Determined to apply a bit of scientific rigour to the issue, we headed out, bought a cup of coffee and sat by some traffic lights for an hour to watch the passing vehicles. Sure enough, only one-in-10 4X4 or AWD were fitted with a winch.  

So what’s going on? Perhaps we’ve told ourselves that we don’t need a winch because we tow caravans and so we ‘keep out of trouble’. After all, a good winch setup doesn’t come cheaply. Ranging from $400-$4000 — with additional installation fees — a winch can be a significant outlay. Add the cost of necessary accessories such as a snatch block, ‘D’ shackles, a short length of appropriately sized chain, a tree trunk protector and a shovel, and you’ll be reaching for another few hundred dollars on top of this.

Perhaps it’s simply the case that ‘the juice is not worth the squeeze’.

But, think again. Who of us doesn’t leave their caravan behind occasionally to head out for a day of exploring? Whether that’s to a fishing spot, to see a waterfall or simply to satisfy human curiosity. Besides, in a country renowned for its rapid changes in climatic conditions, it doesn’t take much to find ourselves up a track and up to our axles. So the risk of getting bogged is real — regardless of how much we may think ‘it won’t happen to us’. 

And when we do get bogged, there’ll be no ‘one-size fits-all’ approach to vehicle recovery.  It’s true that, without a winch bolted to the bullbar, and a good idea about how to use it, it may feel like the prospect of a vehicle recovery has evaded us. 

But sensible alternatives may include a hand-operated Tirfor Jack, a set of Traction boards and/or a shovel. Or you may find that a set of BOG OUT vehicle recovery straps has the answers you’re looking for.  

We recently field trialled this Aussie-made invention. And, I have to say, we came away pretty impressed.  

The BOG OUT Vehicle Recovery Kit has been designed and tested in North Queensland for more than 10 years. BOG OUT straps look like nylon rope ladders and when they are fitted it looks like a tyre chain, but it’s not. 

A chain works by increasing the traction of the tyre by gripping the ground. What’s happening here is the ladder is gripping the tyre like a snare. 

This increases the traction to the spinning wheel which then increases the torque to the opposite axle and you drive out. If you have a diff locker and both wheels are spinning, you fit a BOG OUT to both wheels and this is where it works like a winch. 

The stress is placed where stress is designed to be placed: at the tyre. And of course a slow, controlled recovery is less stressful on the car than backing up and hitting things at speed — or being jerked out of a bog hole.

So what do we reckon are the pros and cons of this ingenious Australian invention?

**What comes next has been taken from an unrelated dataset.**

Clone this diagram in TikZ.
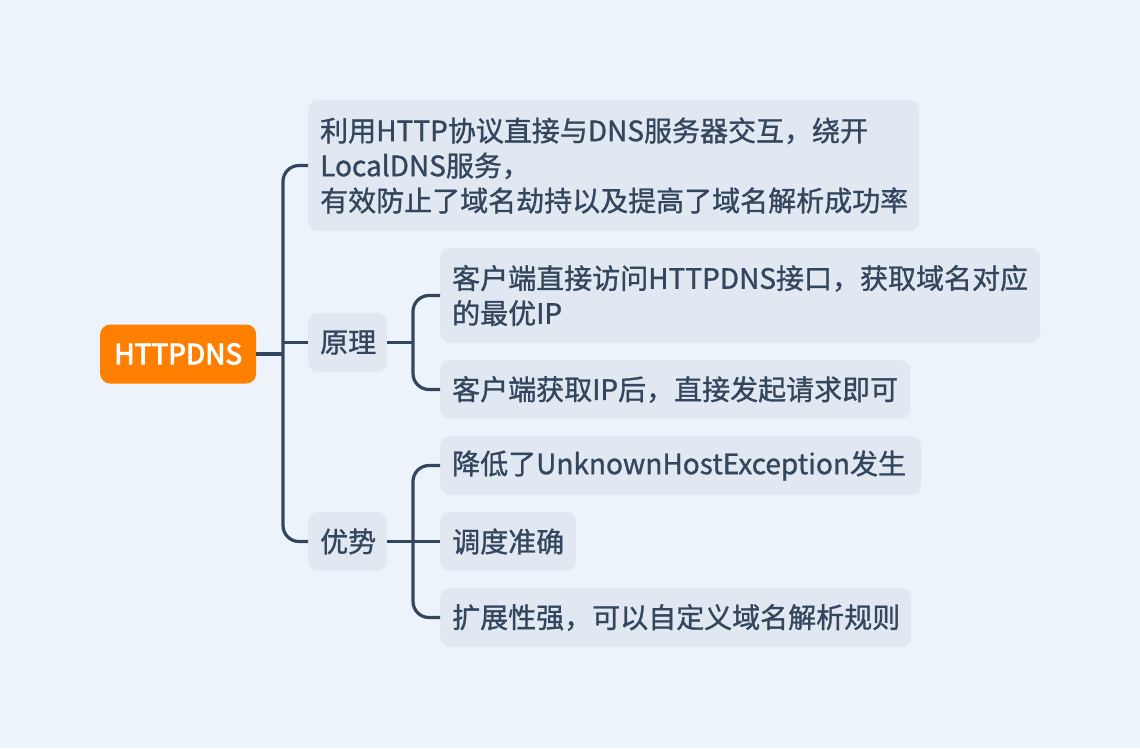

The BOG OUT system works on both front and rear wheels. To do this with a winch you need to buy a second one and mount it on the tow hitch or carry a Tirfor-jack. 

Small and lightweight: In fact you can stuff it under your seat. 

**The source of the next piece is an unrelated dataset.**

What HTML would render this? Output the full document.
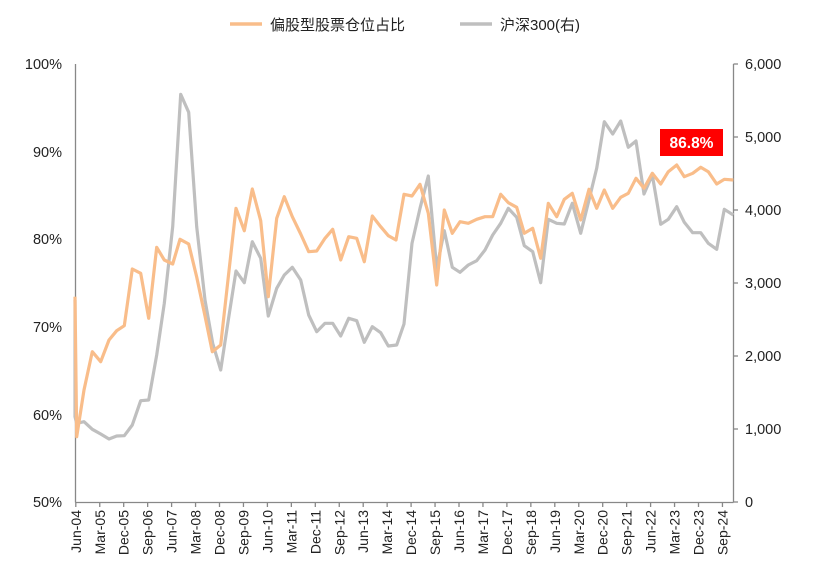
<!DOCTYPE html>
<html><head><meta charset="utf-8"><style>body{margin:0;background:#fff}</style></head><body>
<svg width="815" height="582" xmlns="http://www.w3.org/2000/svg" font-family="Liberation Sans, Noto Sans CJK SC, sans-serif">
<rect width="815" height="582" fill="#fff"/>
<g font-size="15" fill="#222">
<line x1="230" y1="24" x2="262" y2="24" stroke="#F9BD8A" stroke-width="3.5"/>
<text x="270" y="30">偏股型股票仓位占比</text>
<line x1="460" y1="24" x2="492" y2="24" stroke="#BFBFBF" stroke-width="3.5"/>
<text x="500" y="30">沪深300(右)</text>
</g>
<g stroke="#888" stroke-width="1.3">
<line x1="75.5" y1="64" x2="75.5" y2="502.5"/>
<line x1="733.5" y1="64" x2="733.5" y2="502.5"/>
<line x1="75.5" y1="502.5" x2="733.5" y2="502.5"/>
<line x1="733.5" y1="64" x2="738" y2="64"/><line x1="733.5" y1="137" x2="738" y2="137"/><line x1="733.5" y1="210" x2="738" y2="210"/><line x1="733.5" y1="283" x2="738" y2="283"/><line x1="733.5" y1="356" x2="738" y2="356"/><line x1="733.5" y1="429" x2="738" y2="429"/><line x1="733.5" y1="502" x2="738" y2="502"/>
<line x1="75.8" y1="502" x2="75.8" y2="507"/><line x1="99.75" y1="502" x2="99.75" y2="507"/><line x1="123.7" y1="502" x2="123.7" y2="507"/><line x1="147.65" y1="502" x2="147.65" y2="507"/><line x1="171.6" y1="502" x2="171.6" y2="507"/><line x1="195.55" y1="502" x2="195.55" y2="507"/><line x1="219.5" y1="502" x2="219.5" y2="507"/><line x1="243.45" y1="502" x2="243.45" y2="507"/><line x1="267.4" y1="502" x2="267.4" y2="507"/><line x1="291.35" y1="502" x2="291.35" y2="507"/><line x1="315.3" y1="502" x2="315.3" y2="507"/><line x1="339.25" y1="502" x2="339.25" y2="507"/><line x1="363.2" y1="502" x2="363.2" y2="507"/><line x1="387.15" y1="502" x2="387.15" y2="507"/><line x1="411.1" y1="502" x2="411.1" y2="507"/><line x1="435.05" y1="502" x2="435.05" y2="507"/><line x1="459" y1="502" x2="459" y2="507"/><line x1="482.95" y1="502" x2="482.95" y2="507"/><line x1="506.9" y1="502" x2="506.9" y2="507"/><line x1="530.85" y1="502" x2="530.85" y2="507"/><line x1="554.8" y1="502" x2="554.8" y2="507"/><line x1="578.75" y1="502" x2="578.75" y2="507"/><line x1="602.7" y1="502" x2="602.7" y2="507"/><line x1="626.65" y1="502" x2="626.65" y2="507"/><line x1="650.6" y1="502" x2="650.6" y2="507"/><line x1="674.55" y1="502" x2="674.55" y2="507"/><line x1="698.5" y1="502" x2="698.5" y2="507"/><line x1="722.45" y1="502" x2="722.45" y2="507"/>
</g>
<g font-size="14.5" fill="#222" text-anchor="end">
<text x="62" y="69">100%</text><text x="62" y="157">90%</text><text x="62" y="244">80%</text><text x="62" y="332">70%</text><text x="62" y="420">60%</text><text x="62" y="507">50%</text>
</g>
<g font-size="14.5" fill="#222">
<text x="745" y="69">6,000</text><text x="745" y="142">5,000</text><text x="745" y="215">4,000</text><text x="745" y="288">3,000</text><text x="745" y="361">2,000</text><text x="745" y="434">1,000</text><text x="745" y="507">0</text>
</g>
<g font-size="14" fill="#222" text-anchor="end">
<text transform="translate(80.8,510) rotate(-90)">Jun-04</text>
<text transform="translate(104.75,510) rotate(-90)">Mar-05</text>
<text transform="translate(128.7,510) rotate(-90)">Dec-05</text>
<text transform="translate(152.65,510) rotate(-90)">Sep-06</text>
<text transform="translate(176.6,510) rotate(-90)">Jun-07</text>
<text transform="translate(200.55,510) rotate(-90)">Mar-08</text>
<text transform="translate(224.5,510) rotate(-90)">Dec-08</text>
<text transform="translate(248.45,510) rotate(-90)">Sep-09</text>
<text transform="translate(272.4,510) rotate(-90)">Jun-10</text>
<text transform="translate(296.35,510) rotate(-90)">Mar-11</text>
<text transform="translate(320.3,510) rotate(-90)">Dec-11</text>
<text transform="translate(344.25,510) rotate(-90)">Sep-12</text>
<text transform="translate(368.2,510) rotate(-90)">Jun-13</text>
<text transform="translate(392.15,510) rotate(-90)">Mar-14</text>
<text transform="translate(416.1,510) rotate(-90)">Dec-14</text>
<text transform="translate(440.05,510) rotate(-90)">Sep-15</text>
<text transform="translate(464,510) rotate(-90)">Jun-16</text>
<text transform="translate(487.95,510) rotate(-90)">Mar-17</text>
<text transform="translate(511.9,510) rotate(-90)">Dec-17</text>
<text transform="translate(535.85,510) rotate(-90)">Sep-18</text>
<text transform="translate(559.8,510) rotate(-90)">Jun-19</text>
<text transform="translate(583.75,510) rotate(-90)">Mar-20</text>
<text transform="translate(607.7,510) rotate(-90)">Dec-20</text>
<text transform="translate(631.65,510) rotate(-90)">Sep-21</text>
<text transform="translate(655.6,510) rotate(-90)">Jun-22</text>
<text transform="translate(679.55,510) rotate(-90)">Mar-23</text>
<text transform="translate(703.5,510) rotate(-90)">Dec-23</text>
<text transform="translate(727.45,510) rotate(-90)">Sep-24</text>
</g>
<polyline fill="none" stroke="#BFBFBF" stroke-width="3.2" stroke-linejoin="round" points="75,300 75,416.7 76.7,423.3 84,421.7 92.3,429.3 100.7,434 109,439 116.7,436 124.3,435.7 132.3,425 140.7,400.7 148.7,400 156.7,355 164.3,303.3 172.7,226.7 180.7,94.3 188.7,112.3 196.7,226.7 205,300 212.7,343.3 220.7,370 228.3,320 236,271 244.3,282.7 252.3,241.7 260.7,258.3 268.3,316 276.7,288.3 284.3,275 292.3,267.3 300.7,280 308.7,315 316.7,331.7 325,323.3 332.7,323.3 340.7,336 348.7,318.3 356.7,320.7 364.3,342.3 372.3,326.7 380.7,332.7 388.3,346 396.7,345 404,324 412,243.3 420,208.3 428.3,176 436.7,268.3 444.3,230.7 452.3,267.3 460,272.3 468.3,265 476.7,260.7 485,250 492.7,235 500.7,223.3 508.3,208.3 516.7,217.3 524.3,245.7 532.7,251.7 540.7,282.7 548.3,219.3 556.7,223.3 564.3,224 572.3,203.3 580.7,233.3 589,200 596.7,168.3 604.3,121.7 612.7,134 620.7,121 628.3,147.3 636,141 644,194 652.3,175 660.7,224.3 668.3,219.3 676.7,206.7 684.3,222.3 692.7,232.7 700.7,232.7 708.3,243.3 716.7,249.3 724.3,209.3 733.3,215"/>
<polyline fill="none" stroke="#F9BD8A" stroke-width="3.2" stroke-linejoin="round" points="75,296.7 76.7,436.7 84,390 92.3,351.7 100.7,361.7 109,340 116.7,330.7 124.3,325.7 132.3,269 140.7,273.3 148.7,318.3 156.7,247.3 164.3,260 172.7,264 180,239.3 188.7,244 196.7,277 205,316 212.3,351.7 220.7,345 228.3,277 236,208.3 244.3,230.7 252.3,189 260.7,220.7 268.3,296.7 276.7,218.3 284.3,196.7 292.3,216.7 300.7,234 308.7,251.7 316.7,251 325,238.3 332.7,229.3 340.7,260 348.7,236.7 356.7,238.3 364.3,261.7 372.3,216 380.7,226.7 388.3,235.7 396,240 404,194.3 412,196 420,184.3 428.3,213.3 436.7,285 444.3,210 452.3,233.3 460,221.7 468.3,223.3 476.7,219.3 485,216.7 492.7,216.7 500.7,194.3 508.3,202.7 516.7,207.3 524.3,233.3 532.7,228.3 540.7,258.3 548.3,203.3 556.7,216.7 564.3,199.3 572.3,193.3 580.7,220 589,189.3 596.7,208.3 604.3,190 612.7,208.3 620.7,197.3 628.3,193.3 636,178.3 644,188.3 652.3,173.3 660.7,184 668.3,171.7 676.7,165 684.3,176.7 692.7,173.3 700.7,167.3 708.3,171.7 716.7,184 724.3,179.3 733.3,180"/>
<rect x="660" y="129" width="63" height="27" fill="#FF0000"/>
<text x="691.5" y="148" font-size="15.5" font-weight="bold" fill="#fff" text-anchor="middle">86.8%</text>
</svg>
</body></html>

Unlike a ‘bush winch’ system that extends the hubs, BOG OUT straps place no unnatural stressors on your rig.  

At less than $300 for a pair, BOG OUT is a low-cost recovery option.

The straps are 4.5m long with 4t in strength. To achieve 9m recovery length (or longer), you can tie two BOG OUT straps together — or connect one to a tow rope, chain or tree protector.

You can use BOG OUT straps as tow ropes.

The straps are a rope ladder that could be used as such in an emergency.

There are lots of online tutorials and help available to new users.

Does not require a recovery point which is a huge advantage for AWD/SUVs.


Small recovery should be conducted in a straight line and should not exceed 15 degrees in order to reduce stress or accidental damage to brakes or slip-off on large mud tyres.

If it’s a mud bog, there’s no escape from getting dirty.

Like the majority of other recovery equipment, you will need some other gear such as an extension rope, tree guard and anchor point.

Should not be used on tyres in excess of 345mm wide or tyres 165mm or smaller as the knot needs to be placed on the side wall.